Customize file write-back in Azure HPC Cache
HPC Cache users can request that the cache write specific individual files to back-end storage on demand by using the flush_file.py utility. This utility is a separately downloaded software package that you install and use on Linux client machines.
This feature is designed for situations where you want the changes on cached files to be made available as soon as possible to systems that don't mount the cache.
For example, you might use Azure HPC Cache to scale your computing jobs in the cloud, but store your data set permanently in an on-premises data center. If compute tasks happen at the data center that depend on changes created with Azure HPC Cache, you can use this utility to "push" the output or changes generated by a cloud task back to the on-premises NAS storage. This lets the new files be used almost immediately by on-premises compute resources.
Choose between custom write-back and flush
You can force data to be written back with the "storage target flush" option built in to Azure HPC Cache - but this approach might not be right for all situations.
Writing all of the modified files back to the storage system can take several minutes or even hours, depending on the quantity of data and the speed of the network link back to the on-premises system. Also, you can't choose only the files you've finished with to be written; files that are still actively being modified will be included in this calculation.
The cache might block serving some requests from that storage target during the flush process. This can delay processing if there are other compute clients using files that reside on the same storage target.
Triggering this action requires contributor access to the Azure Resource Manager, which end-users might not have.
For example, you can have multiple parallel (but not overlapping) compute jobs that consume data residing on the same HPC Cache storage target. When one job completes, you want to immediately write that job's output from the cache to your long-term storage on the back end.
You have three options:
Wait for the cached files to be automatically written back from the cache - but files might sit in the cache for more than an hour before they're completely written back. The timing depends on the write-back delay of your cache usage model, along with other factors such as network link performance and the size of the files. (Read Understand cache usage models to learn more about write-back delay.)
Immediately flush the cached files for the entire storage target - but that would disrupt other compute jobs that are also using this storage target's data.
Use this customized write-back utility to send a special NFS request to the cache to write back only the specific files you want. This scenario doesn't disrupt access for other clients and can be triggered at any point in the computing task.
About the write-back utility
The write-back utility has a script that you can use to specify individual files that will be written from the cache to the long-term storage system.
The script takes an input stream of the files to write, plus the cache namespace path to your storage target export, and an HPC Cache mount IP address.
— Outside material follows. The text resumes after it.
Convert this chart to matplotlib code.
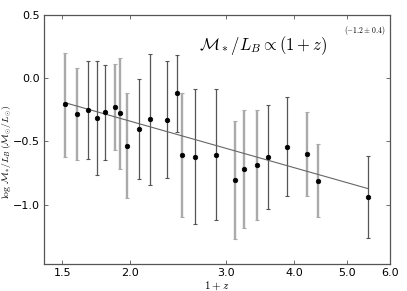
import matplotlib
matplotlib.use("Agg")
import matplotlib.pyplot as plt
from matplotlib.ticker import FixedLocator, FormatStrFormatter, NullLocator
import numpy as np

plt.rcParams['mathtext.fontset'] = 'cm'

# 1+z of each bin
opz = [1.515, 1.594, 1.673, 1.734, 1.794, 1.872, 1.912, 1.975, 2.073, 2.171,
       2.331, 2.432, 2.493, 2.631, 2.872, 3.110, 3.231, 3.425, 3.583, 3.885,
       4.226, 4.428, 5.463]
# log M*/L_B
logml = [-0.205, -0.284, -0.253, -0.316, -0.268, -0.227, -0.279, -0.534, -0.400, -0.327,
         -0.329, -0.122, -0.608, -0.624, -0.605, -0.804, -0.718, -0.687, -0.627, -0.542,
         -0.603, -0.813, -0.939]
# upper / lower ends of the error bars
upper = [0.202, 0.079, 0.137, 0.134, 0.107, 0.115, 0.158, -0.118, -0.008, 0.189,
         0.137, 0.182, -0.118, -0.087, -0.090, -0.343, -0.253, -0.250, -0.213, -0.153,
         -0.268, -0.524, -0.616]
lower = [-0.627, -0.647, -0.642, -0.766, -0.645, -0.568, -0.718, -0.950, -0.797, -0.842,
         -0.792, -0.424, -1.095, -1.158, -1.121, -1.271, -1.184, -1.126, -1.034, -0.931,
         -0.934, -1.100, -1.263]
# which bars are drawn light (1) or dark (0)
light = [1, 1, 0, 0, 0, 1, 1, 1, 0, 0,
         0, 0, 1, 0, 0, 1, 1, 1, 0, 0,
         1, 1, 0]

# fit: log M/L = a + b log(1+z)
fit_a = 0.026
fit_b = -1.22

fig = plt.figure(figsize=(4.07, 2.91), dpi=100)
ax = fig.add_axes([0.109, 0.093, 0.849, 0.856])

for i in range(len(opz)):
    if light[i]:
        col, lw = '#aaaaaa', 1.7
    else:
        col, lw = '#555555', 0.9
    ax.errorbar([opz[i]], [logml[i]],
                yerr=[[logml[i] - lower[i]], [upper[i] - logml[i]]],
                fmt='none', ecolor=col, elinewidth=lw, capsize=1.2, capthick=0.8)
ax.plot(opz, logml, 'o', color='black', ms=3.3, mew=0.5, zorder=5)

xx = np.array([opz[0], opz[-1]])
ax.plot(xx, fit_a + fit_b * np.log10(xx), '-', color='#666666', lw=0.8)

ax.set_xscale('log')
ax.set_xlim(1.39, 6.0)
ax.set_ylim(-1.47, 0.5)
ax.xaxis.set_major_locator(FixedLocator([1.5, 2.0, 3.0, 4.0, 5.0, 6.0]))
ax.xaxis.set_major_formatter(FormatStrFormatter('%.1f'))
ax.xaxis.set_minor_locator(NullLocator())
ax.set_yticks([-1.0, -0.5, 0.0, 0.5])
ax.set_yticklabels(['\u22121.0', '\u22120.5', '0.0', '0.5'])

for s in ax.spines.values():
    s.set_color('#555555')
    s.set_linewidth(0.9)
ax.tick_params(direction='in', top=True, right=True, length=3, width=0.6,
               color='#555555', labelsize=8, pad=3)

ax.set_xlabel(r'$1+z$', fontsize=8, labelpad=1)
ax.set_ylabel(r'$\log\,\mathcal{M}_{*}/L_B\,(\mathcal{M}_{\odot}/L_{\odot})$', fontsize=7)
ax.yaxis.set_label_coords(-0.089, 0.45)

ax.text(0.447, 0.878, r'$\mathcal{M}_*/L_B \propto (1+z)$', transform=ax.transAxes,
        fontsize=12, ha='left', va='center')
ax.text(0.986, 0.939, r'$(-1.2\pm0.4)$', transform=ax.transAxes,
        fontsize=5.5, ha='right', va='center')

fig.savefig('out.png', dpi=100)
The script uses an NFSv3 "commit" call with special arguments enabled. The Linux nfs-common client can't pass these arguments appropriately, so the flush_file.py utility uses an NFS client emulator in a Python library to communicate with the HPC Cache NFS service. The library includes everything needed, which bypasses any limitations that might exist in your compute client's Linux-kernel-based NFS client.
To use this feature, you need to do the following:
Install the
hpc-cache-nfsv3-client
library from the GitHub Microsoft HPC-Cache-NFSv3-client repository at https://github.com/microsoft/hpc-cache-nfsv3-client. on one or more compute clients. Prerequisite information and instructions are included on the repository's README file.Use the included 'flush_file.py' script to tell the cache to write the exact files you need back to the long-term storage system.